TASK BRIEF:
Copy the material that follows word for word and omit its pictures.

DATASET EXTRACT:
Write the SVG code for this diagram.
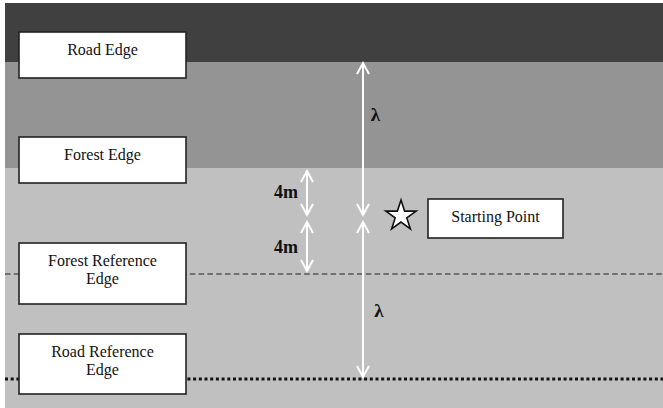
<svg xmlns="http://www.w3.org/2000/svg" width="663" height="408" viewBox="0 0 663 408">
  <style>
    .box { fill: #ffffff; stroke: #222222; stroke-width: 1.6; }
    .lbl { font-size: 16px; fill: #111111; text-anchor: middle; }
    .dim { font-weight: bold; fill: #111111; text-anchor: middle; }
    .arrow { stroke: #ffffff; stroke-width: 2; fill: none; marker-start: url(#head); marker-end: url(#head); }
  </style>
  <defs>
    <marker id="head" markerUnits="userSpaceOnUse" markerWidth="16" markerHeight="16" viewBox="-13 -8 16 16" refX="0" refY="0" orient="auto-start-reverse">
      <path d="M -11 -6 L 0 0 L -11 6" fill="none" stroke="#ffffff" stroke-width="2" stroke-linejoin="miter"/>
    </marker>
  </defs>

  <!-- background bands -->
  <rect x="0" y="0" width="663" height="408" fill="#ffffff"/>
  <rect x="5" y="3" width="658" height="59" fill="#404040"/>
  <rect x="5" y="62" width="658" height="106" fill="#949494"/>
  <rect x="5" y="168" width="658" height="240" fill="#c0c0c0"/>

  <!-- reference lines -->
  <line x1="5" y1="274" x2="663" y2="274" stroke="#555555" stroke-width="1.5" stroke-dasharray="5.5 3.3"/>
  <line x1="5" y1="379" x2="663" y2="379" stroke="#111111" stroke-width="3" stroke-dasharray="3 2.7"/>

  <!-- dimension arrows -->
  <g id="connectors">
    <line class="arrow" x1="363" y1="63" x2="363" y2="215"/>
    <line class="arrow" x1="363" y1="222" x2="363" y2="377"/>
    <line class="arrow" x1="307" y1="171" x2="307" y2="215"/>
    <line class="arrow" x1="307" y1="222" x2="307" y2="271"/>
  </g>

  <g font-family="Liberation Serif, DejaVu Serif, serif">
    <!-- dimension labels -->
    <g id="dimensions">
      <text class="dim" x="375.5" y="121" font-size="19">λ</text>
      <text class="dim" x="379" y="317" font-size="19">λ</text>
      <text class="dim" x="286" y="198" font-size="18">4m</text>
      <text class="dim" x="286" y="253" font-size="18">4m</text>
    </g>

    <g id="road-edge">
      <rect class="box" x="19" y="32" width="167" height="46"/>
      <text class="lbl" x="102.5" y="55">Road Edge</text>
    </g>

    <g id="forest-edge">
      <rect class="box" x="19" y="137" width="167" height="46"/>
      <text class="lbl" x="102.5" y="160">Forest Edge</text>
    </g>

    <g id="forest-reference-edge">
      <rect class="box" x="19" y="243" width="167" height="61"/>
      <text class="lbl" x="102.5" y="265.5">Forest Reference</text>
      <text class="lbl" x="102.5" y="283.5">Edge</text>
    </g>

    <g id="road-reference-edge">
      <rect class="box" x="19" y="334" width="167" height="60"/>
      <text class="lbl" x="102.5" y="356.5">Road Reference</text>
      <text class="lbl" x="102.5" y="374.5">Edge</text>
    </g>

    <g id="starting-point">
      <polygon points="401,200 404.6,211.1 416.2,211.1 406.8,217.9 410.4,228.9 401,222.1 391.6,228.9 395.2,217.9 385.8,211.1 397.4,211.1" fill="#ffffff" stroke="#111111" stroke-width="1.6" stroke-linejoin="miter"/>
      <rect class="box" x="428" y="199" width="135" height="39"/>
      <text class="lbl" x="495.5" y="222">Starting Point</text>
    </g>
  </g>
</svg>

CORRECT ANSWER:
Write the SVG code for this diagram.
<svg xmlns="http://www.w3.org/2000/svg" width="663" height="408" viewBox="0 0 663 408">
  <style>
    .box { fill: #ffffff; stroke: #222222; stroke-width: 1.6; }
    .lbl { font-size: 16px; fill: #111111; text-anchor: middle; }
    .dim { font-weight: bold; fill: #111111; text-anchor: middle; }
    .arrow { stroke: #ffffff; stroke-width: 2; fill: none; marker-start: url(#head); marker-end: url(#head); }
  </style>
  <defs>
    <marker id="head" markerUnits="userSpaceOnUse" markerWidth="16" markerHeight="16" viewBox="-13 -8 16 16" refX="0" refY="0" orient="auto-start-reverse">
      <path d="M -11 -6 L 0 0 L -11 6" fill="none" stroke="#ffffff" stroke-width="2" stroke-linejoin="miter"/>
    </marker>
  </defs>

  <!-- background bands -->
  <rect x="0" y="0" width="663" height="408" fill="#ffffff"/>
  <rect x="5" y="3" width="658" height="59" fill="#404040"/>
  <rect x="5" y="62" width="658" height="106" fill="#949494"/>
  <rect x="5" y="168" width="658" height="240" fill="#c0c0c0"/>

  <!-- reference lines -->
  <line x1="5" y1="274" x2="663" y2="274" stroke="#555555" stroke-width="1.5" stroke-dasharray="5.5 3.3"/>
  <line x1="5" y1="379" x2="663" y2="379" stroke="#111111" stroke-width="3" stroke-dasharray="3 2.7"/>

  <!-- dimension arrows -->
  <g id="connectors">
    <line class="arrow" x1="363" y1="63" x2="363" y2="215"/>
    <line class="arrow" x1="363" y1="222" x2="363" y2="377"/>
    <line class="arrow" x1="307" y1="171" x2="307" y2="215"/>
    <line class="arrow" x1="307" y1="222" x2="307" y2="271"/>
  </g>

  <g font-family="Liberation Serif, DejaVu Serif, serif">
    <!-- dimension labels -->
    <g id="dimensions">
      <text class="dim" x="375.5" y="121" font-size="19">λ</text>
      <text class="dim" x="379" y="317" font-size="19">λ</text>
      <text class="dim" x="286" y="198" font-size="18">4m</text>
      <text class="dim" x="286" y="253" font-size="18">4m</text>
    </g>

    <g id="road-edge">
      <rect class="box" x="19" y="32" width="167" height="46"/>
      <text class="lbl" x="102.5" y="55">Road Edge</text>
    </g>

    <g id="forest-edge">
      <rect class="box" x="19" y="137" width="167" height="46"/>
      <text class="lbl" x="102.5" y="160">Forest Edge</text>
    </g>

    <g id="forest-reference-edge">
      <rect class="box" x="19" y="243" width="167" height="61"/>
      <text class="lbl" x="102.5" y="265.5">Forest Reference</text>
      <text class="lbl" x="102.5" y="283.5">Edge</text>
    </g>

    <g id="road-reference-edge">
      <rect class="box" x="19" y="334" width="167" height="60"/>
      <text class="lbl" x="102.5" y="356.5">Road Reference</text>
      <text class="lbl" x="102.5" y="374.5">Edge</text>
    </g>

    <g id="starting-point">
      <polygon points="401,200 404.6,211.1 416.2,211.1 406.8,217.9 410.4,228.9 401,222.1 391.6,228.9 395.2,217.9 385.8,211.1 397.4,211.1" fill="#ffffff" stroke="#111111" stroke-width="1.6" stroke-linejoin="miter"/>
      <rect class="box" x="428" y="199" width="135" height="39"/>
      <text class="lbl" x="495.5" y="222">Starting Point</text>
    </g>
  </g>
</svg>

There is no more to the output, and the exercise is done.